* **WHAT YOU NEED TO DO**
Copy exactly the lines from the start of the material through the line with "30,40,50,60,70,80,90,100];". Pictures stay out of the copy.

* **RAW DATA**
## Begin
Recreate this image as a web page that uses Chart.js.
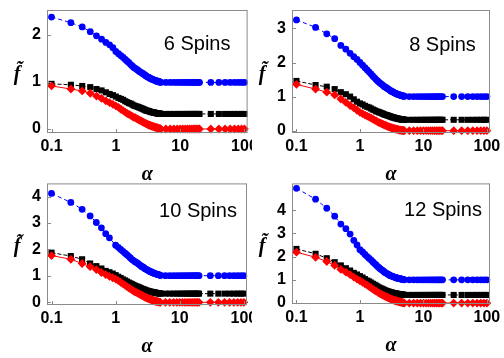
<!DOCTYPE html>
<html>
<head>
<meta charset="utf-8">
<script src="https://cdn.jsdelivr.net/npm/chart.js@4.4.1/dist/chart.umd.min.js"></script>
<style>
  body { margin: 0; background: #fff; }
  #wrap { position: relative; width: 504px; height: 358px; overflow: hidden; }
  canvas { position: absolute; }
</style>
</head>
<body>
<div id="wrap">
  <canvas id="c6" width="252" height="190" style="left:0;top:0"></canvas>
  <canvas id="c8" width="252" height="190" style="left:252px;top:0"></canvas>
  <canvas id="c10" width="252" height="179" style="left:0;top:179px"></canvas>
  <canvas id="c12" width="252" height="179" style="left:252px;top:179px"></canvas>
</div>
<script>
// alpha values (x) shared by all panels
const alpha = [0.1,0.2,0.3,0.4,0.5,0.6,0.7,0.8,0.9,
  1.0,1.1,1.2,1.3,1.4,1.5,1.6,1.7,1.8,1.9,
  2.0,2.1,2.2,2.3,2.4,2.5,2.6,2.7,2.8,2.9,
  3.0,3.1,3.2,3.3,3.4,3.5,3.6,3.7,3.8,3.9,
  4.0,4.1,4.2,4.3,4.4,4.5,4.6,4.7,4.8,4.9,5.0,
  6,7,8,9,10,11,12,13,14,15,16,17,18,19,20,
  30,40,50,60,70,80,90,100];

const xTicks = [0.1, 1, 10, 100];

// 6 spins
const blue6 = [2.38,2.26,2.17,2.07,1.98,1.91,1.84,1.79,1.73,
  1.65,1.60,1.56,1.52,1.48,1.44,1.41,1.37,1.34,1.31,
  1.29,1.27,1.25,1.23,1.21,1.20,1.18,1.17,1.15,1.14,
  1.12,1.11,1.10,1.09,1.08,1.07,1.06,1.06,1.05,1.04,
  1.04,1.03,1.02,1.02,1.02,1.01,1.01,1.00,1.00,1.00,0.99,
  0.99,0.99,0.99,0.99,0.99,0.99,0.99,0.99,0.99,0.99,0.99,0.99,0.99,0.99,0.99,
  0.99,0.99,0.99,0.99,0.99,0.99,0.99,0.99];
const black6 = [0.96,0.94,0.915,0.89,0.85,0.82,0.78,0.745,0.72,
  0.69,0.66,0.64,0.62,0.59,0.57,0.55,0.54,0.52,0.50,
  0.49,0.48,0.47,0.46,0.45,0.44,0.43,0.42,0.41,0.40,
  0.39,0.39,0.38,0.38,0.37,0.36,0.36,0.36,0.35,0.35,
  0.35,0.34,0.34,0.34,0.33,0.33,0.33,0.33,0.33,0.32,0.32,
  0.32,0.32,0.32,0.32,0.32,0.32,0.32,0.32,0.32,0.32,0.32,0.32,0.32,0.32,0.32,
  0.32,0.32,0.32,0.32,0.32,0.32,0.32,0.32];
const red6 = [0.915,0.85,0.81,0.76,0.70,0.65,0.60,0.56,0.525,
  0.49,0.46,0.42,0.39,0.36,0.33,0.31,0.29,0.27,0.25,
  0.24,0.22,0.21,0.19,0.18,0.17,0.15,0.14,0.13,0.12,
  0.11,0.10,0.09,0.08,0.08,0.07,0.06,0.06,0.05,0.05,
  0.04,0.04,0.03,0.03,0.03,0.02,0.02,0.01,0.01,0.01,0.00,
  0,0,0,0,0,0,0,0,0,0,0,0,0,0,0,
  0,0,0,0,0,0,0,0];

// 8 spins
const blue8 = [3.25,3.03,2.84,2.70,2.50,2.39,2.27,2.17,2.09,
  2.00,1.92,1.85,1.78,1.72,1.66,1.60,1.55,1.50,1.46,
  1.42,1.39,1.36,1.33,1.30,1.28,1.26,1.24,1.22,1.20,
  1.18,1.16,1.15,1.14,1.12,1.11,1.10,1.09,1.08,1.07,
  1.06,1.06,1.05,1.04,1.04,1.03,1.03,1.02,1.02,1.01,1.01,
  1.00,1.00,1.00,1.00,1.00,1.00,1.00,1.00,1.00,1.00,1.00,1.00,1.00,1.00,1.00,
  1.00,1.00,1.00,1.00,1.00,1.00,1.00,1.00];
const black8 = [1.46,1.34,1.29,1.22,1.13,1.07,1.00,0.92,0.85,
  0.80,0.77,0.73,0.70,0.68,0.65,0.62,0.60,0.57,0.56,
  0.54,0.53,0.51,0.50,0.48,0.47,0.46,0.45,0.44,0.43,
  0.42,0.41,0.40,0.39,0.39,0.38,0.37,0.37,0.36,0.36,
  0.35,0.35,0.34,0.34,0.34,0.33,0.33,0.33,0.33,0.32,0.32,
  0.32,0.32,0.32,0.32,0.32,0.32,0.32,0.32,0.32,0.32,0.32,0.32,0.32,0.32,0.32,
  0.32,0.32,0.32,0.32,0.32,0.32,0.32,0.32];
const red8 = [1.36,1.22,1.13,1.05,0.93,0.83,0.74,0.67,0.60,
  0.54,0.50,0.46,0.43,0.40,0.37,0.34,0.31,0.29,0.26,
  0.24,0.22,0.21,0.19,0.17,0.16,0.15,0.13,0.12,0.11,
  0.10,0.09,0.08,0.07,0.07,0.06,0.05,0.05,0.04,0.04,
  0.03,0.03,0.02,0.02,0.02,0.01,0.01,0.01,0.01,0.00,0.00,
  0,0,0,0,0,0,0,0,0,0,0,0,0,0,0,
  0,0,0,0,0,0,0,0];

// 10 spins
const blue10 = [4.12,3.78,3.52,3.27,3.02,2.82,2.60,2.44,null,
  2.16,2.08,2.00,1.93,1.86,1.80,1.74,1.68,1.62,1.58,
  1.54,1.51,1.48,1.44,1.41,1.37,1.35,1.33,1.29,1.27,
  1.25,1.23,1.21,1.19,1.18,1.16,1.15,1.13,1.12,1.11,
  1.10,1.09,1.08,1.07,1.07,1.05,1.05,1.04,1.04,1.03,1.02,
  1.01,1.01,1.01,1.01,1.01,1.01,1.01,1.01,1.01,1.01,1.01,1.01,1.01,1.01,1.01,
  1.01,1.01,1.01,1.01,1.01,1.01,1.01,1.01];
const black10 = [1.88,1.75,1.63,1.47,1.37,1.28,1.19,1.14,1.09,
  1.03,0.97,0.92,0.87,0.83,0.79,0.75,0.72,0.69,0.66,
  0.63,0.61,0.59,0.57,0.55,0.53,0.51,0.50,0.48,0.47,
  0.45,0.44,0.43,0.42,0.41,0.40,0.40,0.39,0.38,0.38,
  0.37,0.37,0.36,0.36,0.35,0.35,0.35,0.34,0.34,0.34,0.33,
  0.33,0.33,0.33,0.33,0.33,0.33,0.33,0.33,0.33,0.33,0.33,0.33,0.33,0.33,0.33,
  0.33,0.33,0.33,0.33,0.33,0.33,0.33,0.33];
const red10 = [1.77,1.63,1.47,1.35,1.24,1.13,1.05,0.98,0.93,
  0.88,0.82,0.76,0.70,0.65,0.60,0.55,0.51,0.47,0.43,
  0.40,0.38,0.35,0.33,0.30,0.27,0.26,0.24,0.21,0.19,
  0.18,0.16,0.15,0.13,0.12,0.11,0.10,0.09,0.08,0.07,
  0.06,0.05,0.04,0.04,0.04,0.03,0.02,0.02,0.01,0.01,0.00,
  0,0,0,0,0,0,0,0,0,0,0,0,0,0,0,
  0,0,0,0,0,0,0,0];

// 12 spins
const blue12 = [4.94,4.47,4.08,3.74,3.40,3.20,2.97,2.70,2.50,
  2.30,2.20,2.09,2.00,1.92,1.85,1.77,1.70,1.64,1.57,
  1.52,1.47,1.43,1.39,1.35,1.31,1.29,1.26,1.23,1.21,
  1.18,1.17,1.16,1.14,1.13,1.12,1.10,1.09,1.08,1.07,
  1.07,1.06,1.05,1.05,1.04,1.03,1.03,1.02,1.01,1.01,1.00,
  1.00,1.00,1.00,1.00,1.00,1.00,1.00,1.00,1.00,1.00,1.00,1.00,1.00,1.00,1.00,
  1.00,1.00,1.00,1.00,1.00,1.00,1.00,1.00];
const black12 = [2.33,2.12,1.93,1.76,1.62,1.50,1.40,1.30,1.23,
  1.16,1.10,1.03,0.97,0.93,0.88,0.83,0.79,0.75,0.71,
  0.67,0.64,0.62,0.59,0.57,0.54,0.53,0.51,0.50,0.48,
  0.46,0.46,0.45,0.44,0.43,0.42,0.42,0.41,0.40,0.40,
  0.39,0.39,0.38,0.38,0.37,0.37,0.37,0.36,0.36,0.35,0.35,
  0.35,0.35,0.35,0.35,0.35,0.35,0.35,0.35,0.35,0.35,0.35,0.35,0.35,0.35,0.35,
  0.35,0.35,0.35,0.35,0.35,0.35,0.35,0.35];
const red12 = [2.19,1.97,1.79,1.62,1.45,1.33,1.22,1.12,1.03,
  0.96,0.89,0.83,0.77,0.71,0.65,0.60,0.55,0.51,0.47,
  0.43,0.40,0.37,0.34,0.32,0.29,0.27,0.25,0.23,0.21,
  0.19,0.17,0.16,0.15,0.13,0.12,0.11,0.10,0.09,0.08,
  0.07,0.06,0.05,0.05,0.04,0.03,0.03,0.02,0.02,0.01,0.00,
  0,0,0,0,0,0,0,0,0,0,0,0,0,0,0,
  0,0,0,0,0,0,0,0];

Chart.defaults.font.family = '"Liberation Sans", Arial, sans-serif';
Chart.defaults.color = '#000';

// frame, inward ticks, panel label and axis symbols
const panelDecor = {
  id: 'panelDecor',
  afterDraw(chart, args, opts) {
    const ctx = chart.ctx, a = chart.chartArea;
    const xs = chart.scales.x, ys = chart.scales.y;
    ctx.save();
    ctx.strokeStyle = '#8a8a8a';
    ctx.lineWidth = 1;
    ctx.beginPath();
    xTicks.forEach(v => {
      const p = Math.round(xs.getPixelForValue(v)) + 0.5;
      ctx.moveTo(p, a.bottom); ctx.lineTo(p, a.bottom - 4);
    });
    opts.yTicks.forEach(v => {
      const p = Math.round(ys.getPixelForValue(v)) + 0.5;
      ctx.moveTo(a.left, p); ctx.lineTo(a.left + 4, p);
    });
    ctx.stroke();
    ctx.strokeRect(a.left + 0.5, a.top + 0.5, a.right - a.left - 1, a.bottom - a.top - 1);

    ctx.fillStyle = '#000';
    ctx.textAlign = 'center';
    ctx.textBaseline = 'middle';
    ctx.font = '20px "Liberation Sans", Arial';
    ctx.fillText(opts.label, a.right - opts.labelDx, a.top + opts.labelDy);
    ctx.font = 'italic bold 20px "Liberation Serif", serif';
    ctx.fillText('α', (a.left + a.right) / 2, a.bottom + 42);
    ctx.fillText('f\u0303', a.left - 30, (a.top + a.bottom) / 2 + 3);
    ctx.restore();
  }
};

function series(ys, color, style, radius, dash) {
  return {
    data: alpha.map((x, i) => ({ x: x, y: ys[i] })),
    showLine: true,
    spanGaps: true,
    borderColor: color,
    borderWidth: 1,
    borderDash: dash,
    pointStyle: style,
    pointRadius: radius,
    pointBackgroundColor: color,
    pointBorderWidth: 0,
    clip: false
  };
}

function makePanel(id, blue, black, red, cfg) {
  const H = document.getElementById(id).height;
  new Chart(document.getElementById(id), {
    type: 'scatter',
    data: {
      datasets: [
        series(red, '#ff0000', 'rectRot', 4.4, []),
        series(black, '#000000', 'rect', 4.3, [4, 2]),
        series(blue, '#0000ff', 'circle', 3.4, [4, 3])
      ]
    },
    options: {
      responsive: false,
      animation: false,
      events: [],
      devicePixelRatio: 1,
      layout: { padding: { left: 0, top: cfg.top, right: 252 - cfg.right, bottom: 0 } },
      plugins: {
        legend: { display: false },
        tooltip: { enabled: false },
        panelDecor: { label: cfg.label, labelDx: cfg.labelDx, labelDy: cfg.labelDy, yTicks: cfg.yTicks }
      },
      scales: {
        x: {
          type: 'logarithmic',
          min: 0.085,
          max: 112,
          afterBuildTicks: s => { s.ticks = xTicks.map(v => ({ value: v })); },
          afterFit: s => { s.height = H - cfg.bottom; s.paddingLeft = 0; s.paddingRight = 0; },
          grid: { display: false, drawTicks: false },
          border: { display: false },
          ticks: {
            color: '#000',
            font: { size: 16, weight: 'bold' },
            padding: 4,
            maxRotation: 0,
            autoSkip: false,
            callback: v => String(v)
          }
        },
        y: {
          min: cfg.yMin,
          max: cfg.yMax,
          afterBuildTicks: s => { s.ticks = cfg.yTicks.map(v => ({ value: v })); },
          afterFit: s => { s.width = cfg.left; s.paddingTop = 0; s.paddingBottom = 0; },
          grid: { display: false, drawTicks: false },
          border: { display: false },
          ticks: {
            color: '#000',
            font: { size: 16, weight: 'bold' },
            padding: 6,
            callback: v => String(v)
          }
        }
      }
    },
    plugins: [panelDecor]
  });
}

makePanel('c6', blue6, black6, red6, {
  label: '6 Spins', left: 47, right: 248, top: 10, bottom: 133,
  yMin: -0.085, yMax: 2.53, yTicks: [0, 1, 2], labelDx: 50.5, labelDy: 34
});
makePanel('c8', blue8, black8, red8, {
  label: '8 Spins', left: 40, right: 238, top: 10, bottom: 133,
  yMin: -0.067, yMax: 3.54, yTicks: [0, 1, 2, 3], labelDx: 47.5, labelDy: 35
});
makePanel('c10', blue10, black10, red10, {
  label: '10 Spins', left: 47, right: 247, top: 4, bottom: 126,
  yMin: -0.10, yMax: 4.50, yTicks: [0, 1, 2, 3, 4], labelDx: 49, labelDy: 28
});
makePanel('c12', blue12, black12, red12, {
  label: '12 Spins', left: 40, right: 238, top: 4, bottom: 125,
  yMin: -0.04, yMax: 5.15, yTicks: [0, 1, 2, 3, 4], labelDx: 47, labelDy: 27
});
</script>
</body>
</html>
## End
* **WRITTEN SOLUTION**
Recreate this image as a web page that uses Chart.js.
<!DOCTYPE html>
<html>
<head>
<meta charset="utf-8">
<script src="https://cdn.jsdelivr.net/npm/chart.js@4.4.1/dist/chart.umd.min.js"></script>
<style>
  body { margin: 0; background: #fff; }
  #wrap { position: relative; width: 504px; height: 358px; overflow: hidden; }
  canvas { position: absolute; }
</style>
</head>
<body>
<div id="wrap">
  <canvas id="c6" width="252" height="190" style="left:0;top:0"></canvas>
  <canvas id="c8" width="252" height="190" style="left:252px;top:0"></canvas>
  <canvas id="c10" width="252" height="179" style="left:0;top:179px"></canvas>
  <canvas id="c12" width="252" height="179" style="left:252px;top:179px"></canvas>
</div>
<script>
// alpha values (x) shared by all panels
const alpha = [0.1,0.2,0.3,0.4,0.5,0.6,0.7,0.8,0.9,
  1.0,1.1,1.2,1.3,1.4,1.5,1.6,1.7,1.8,1.9,
  2.0,2.1,2.2,2.3,2.4,2.5,2.6,2.7,2.8,2.9,
  3.0,3.1,3.2,3.3,3.4,3.5,3.6,3.7,3.8,3.9,
  4.0,4.1,4.2,4.3,4.4,4.5,4.6,4.7,4.8,4.9,5.0,
  6,7,8,9,10,11,12,13,14,15,16,17,18,19,20,
  30,40,50,60,70,80,90,100];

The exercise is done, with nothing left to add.